HCFA says proposed PPS rule on track; industry voices concern
By MATTHEW HAY
HHBR Washington Correspondent
WASHINGTON The Health Care Financing Administration’s (HCFA; Baltimore) Bob Wardwell said at the Home Health Services and Staffing Association (HHSSA; Washington) annual meeting last week that the agency still plans to publish the proposed rule for the home health prospective payment system (PPS) as scheduled next month. But he added that as publication of that rule nears, he is able to volunteer less about the precise form it will take.
"I guess the only thing that was a surprise is that really nothing much has changed since they gave us their last briefing," said HHSSA counsel Jim Pyles. "I think the folks at HCFA are well intended and are trying to come up with a system that they think is a good system," he added. "But my very grave concern right now is that the system they are working on and planning to propose is far too complex for home health and simply cannot be monitored."

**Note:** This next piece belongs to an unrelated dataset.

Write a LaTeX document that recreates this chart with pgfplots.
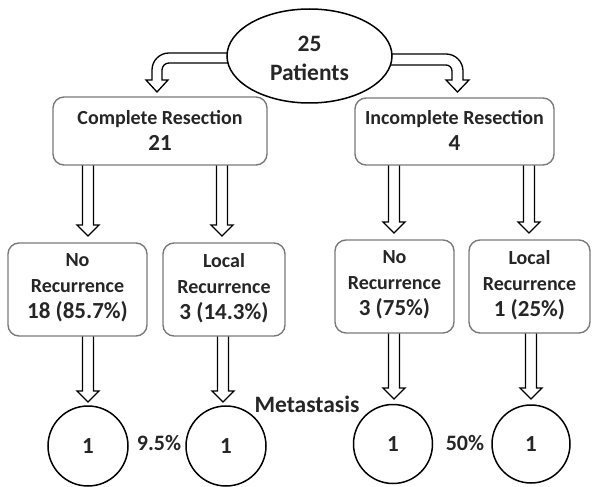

Another industry executive close to the process was even less compromising, describing HCFA’s most recent description of its PPS proposal as a "jalopy." Said the executive: "I bet it will come out on time and there will be a general uproar. It is not going to be an acceptable proposal, and reimbursement rates will be woefully inadequate in the eyes of providers."
High on Pyles’ list of concerns is the fact that even the agency admits that no insurance program has ever used anything similar to the Outcome and Assessment Information Set (OASIS) as the basis for a reimbursement system. "OASIS was never designed to be a reimbursement tool," argued Pyles, "and therefore the predictability that they have found in OASIS for resource consumption has not been tested when it is used as a reimbursement tool."
Pyles predicts that as soon as the incentives of reimbursement are imposed on it, the predictability will radically change. "We know from every reimbursement system that has ever been in place under Medicare that providers always conform to the incentives of the reimbursement system," he said.
Pyles said he is also concerned that a case mix system that includes 80 often subjectively defined case mix categories will be difficult to implement and impossible to monitor. "The classification of a patient is based on a subjective observation by a nurse at a point in time," he said. "The next day the patient’s condition could change and there is no way for the government to go back and audit and see if the nurse was in fact correct."
The agency is scheduled to publish a final rule early next year.